JW Anderson: Shopping with Harry and Emma
Rather than a show, or presentation this was just a very odd shopping expedition in Soho, where Harry Lambert and Emma Corrin, after coffees, did a tour around the Northern Irish designer’s central London store. Endlessly describing bags, flight jackets, and coats as “really cute” or “it’s so sick” or “insane.” Yes, not exactly a fashion tutorial. Before, Anderson appears in a brief cameo and the pair wrap up a few purchases. Quite what the point of the exercise was was hard to work out. But at least, a blurb informed viewers that Anderson will show another video next Monday where he will properly premiere his spring-summer 2021 collection.
Osman Yousefzada: Frantz Fanon fashion
A feminist and full-forced take on Black Lives Matter from Osman Yousefzada, the talented designer son of a Muslim Pashtun family that moved to Birmingham.
“My bindis, locks and traditional frock. More than a fashion statement. More than appropriated symbols of identity. More than part adornment of privilege. They are symbols of my survival. You have a history of theft, taking from us, putting us on ships; shackling our hearts and splendor, enslaving us for your profit,” intones the narrator Makayla Ford, a lone drum slowly beating in the background.
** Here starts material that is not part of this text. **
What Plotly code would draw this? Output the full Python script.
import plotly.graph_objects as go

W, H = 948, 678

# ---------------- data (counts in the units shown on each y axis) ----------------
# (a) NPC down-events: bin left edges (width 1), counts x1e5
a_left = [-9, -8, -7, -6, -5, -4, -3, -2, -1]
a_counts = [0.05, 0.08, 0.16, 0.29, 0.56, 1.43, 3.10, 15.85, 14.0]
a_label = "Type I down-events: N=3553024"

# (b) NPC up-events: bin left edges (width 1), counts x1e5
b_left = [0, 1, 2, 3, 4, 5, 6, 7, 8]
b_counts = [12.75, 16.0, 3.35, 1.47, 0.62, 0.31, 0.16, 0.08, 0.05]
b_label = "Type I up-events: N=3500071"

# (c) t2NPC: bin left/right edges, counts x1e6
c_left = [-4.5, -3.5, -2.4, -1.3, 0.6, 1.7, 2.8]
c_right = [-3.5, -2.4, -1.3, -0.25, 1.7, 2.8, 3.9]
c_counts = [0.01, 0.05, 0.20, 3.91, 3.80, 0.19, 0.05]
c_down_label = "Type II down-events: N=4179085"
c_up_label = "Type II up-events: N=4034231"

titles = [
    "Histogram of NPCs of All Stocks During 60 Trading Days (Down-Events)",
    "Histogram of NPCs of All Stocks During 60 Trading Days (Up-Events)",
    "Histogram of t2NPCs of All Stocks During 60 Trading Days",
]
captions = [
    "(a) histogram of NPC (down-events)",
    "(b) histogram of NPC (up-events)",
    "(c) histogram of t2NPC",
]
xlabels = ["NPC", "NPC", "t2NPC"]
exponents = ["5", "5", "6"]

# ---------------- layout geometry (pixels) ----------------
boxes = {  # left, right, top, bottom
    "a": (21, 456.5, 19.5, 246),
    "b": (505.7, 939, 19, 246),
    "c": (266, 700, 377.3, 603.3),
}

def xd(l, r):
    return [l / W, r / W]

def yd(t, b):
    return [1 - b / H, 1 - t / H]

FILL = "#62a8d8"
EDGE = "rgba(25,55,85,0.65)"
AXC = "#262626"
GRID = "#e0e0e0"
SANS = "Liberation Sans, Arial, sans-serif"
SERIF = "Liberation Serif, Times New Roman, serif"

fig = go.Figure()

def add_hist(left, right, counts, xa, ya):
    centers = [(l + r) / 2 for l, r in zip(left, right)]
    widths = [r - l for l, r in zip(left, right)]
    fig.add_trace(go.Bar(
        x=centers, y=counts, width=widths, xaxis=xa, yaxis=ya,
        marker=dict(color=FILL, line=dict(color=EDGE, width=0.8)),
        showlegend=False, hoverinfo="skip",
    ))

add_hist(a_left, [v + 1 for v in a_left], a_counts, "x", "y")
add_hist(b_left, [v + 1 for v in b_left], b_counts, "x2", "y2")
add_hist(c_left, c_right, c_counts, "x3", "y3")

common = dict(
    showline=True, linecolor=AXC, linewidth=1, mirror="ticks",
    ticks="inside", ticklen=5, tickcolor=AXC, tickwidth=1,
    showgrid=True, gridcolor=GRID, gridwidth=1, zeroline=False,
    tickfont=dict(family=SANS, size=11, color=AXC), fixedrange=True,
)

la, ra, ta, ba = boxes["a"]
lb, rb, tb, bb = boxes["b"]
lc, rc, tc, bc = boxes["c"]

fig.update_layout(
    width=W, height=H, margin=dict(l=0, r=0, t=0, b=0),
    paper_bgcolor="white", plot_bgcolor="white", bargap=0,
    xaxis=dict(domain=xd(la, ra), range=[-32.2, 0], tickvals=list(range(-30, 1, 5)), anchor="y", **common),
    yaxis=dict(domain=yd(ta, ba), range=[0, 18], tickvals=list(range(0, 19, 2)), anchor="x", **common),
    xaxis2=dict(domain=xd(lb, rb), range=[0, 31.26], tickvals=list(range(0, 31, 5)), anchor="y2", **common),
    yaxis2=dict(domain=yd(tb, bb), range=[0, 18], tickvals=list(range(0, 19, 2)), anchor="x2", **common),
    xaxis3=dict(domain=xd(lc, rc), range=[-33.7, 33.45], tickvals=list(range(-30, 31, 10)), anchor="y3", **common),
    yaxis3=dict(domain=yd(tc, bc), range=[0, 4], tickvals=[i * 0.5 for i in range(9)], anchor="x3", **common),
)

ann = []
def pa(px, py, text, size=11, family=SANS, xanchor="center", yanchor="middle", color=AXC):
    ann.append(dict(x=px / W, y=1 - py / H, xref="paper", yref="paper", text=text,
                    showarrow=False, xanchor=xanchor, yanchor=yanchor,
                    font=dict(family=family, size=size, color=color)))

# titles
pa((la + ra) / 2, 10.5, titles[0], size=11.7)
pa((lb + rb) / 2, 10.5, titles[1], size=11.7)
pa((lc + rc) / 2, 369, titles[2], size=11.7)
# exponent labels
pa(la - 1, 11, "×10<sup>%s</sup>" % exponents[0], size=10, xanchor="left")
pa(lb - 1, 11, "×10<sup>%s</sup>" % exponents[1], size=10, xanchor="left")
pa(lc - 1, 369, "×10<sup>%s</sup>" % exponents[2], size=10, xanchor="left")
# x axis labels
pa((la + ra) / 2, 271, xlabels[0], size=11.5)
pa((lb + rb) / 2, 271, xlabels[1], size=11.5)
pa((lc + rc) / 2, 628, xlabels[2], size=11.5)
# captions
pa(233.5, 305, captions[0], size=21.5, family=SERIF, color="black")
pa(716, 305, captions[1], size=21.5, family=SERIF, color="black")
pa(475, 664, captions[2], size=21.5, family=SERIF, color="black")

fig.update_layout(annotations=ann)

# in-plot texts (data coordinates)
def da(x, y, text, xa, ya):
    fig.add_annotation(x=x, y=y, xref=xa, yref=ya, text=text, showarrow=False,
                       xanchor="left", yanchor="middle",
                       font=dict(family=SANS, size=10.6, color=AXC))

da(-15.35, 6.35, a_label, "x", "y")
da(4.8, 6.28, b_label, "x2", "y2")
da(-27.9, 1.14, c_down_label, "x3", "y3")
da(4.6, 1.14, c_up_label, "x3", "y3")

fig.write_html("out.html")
Beauties of many colors marched and twisted around wild UK beaches, or forgotten airfields. Intercut with images of protest by feminists, Labour Party activists, or immigrants queuing for passports. Dressed in flowing robes in cerulean blue; hand-dyed shawls; white puckered gowns; studded leather bustiers; or mannish cotton double-breasted jackets. All fitted out with rich Rajasthan jewelry, large earring loops, abundant necklaces – made by artisanal communities in India and Pakistan.
Fashion as a call for tolerance, and the rallying cry for justice in an impressive collection. Frantz Fanon fashion, and a video entitled Here to Stay, the chant of Osman’s older relatives in the '80s when they fought against police brutality and for equal access to education.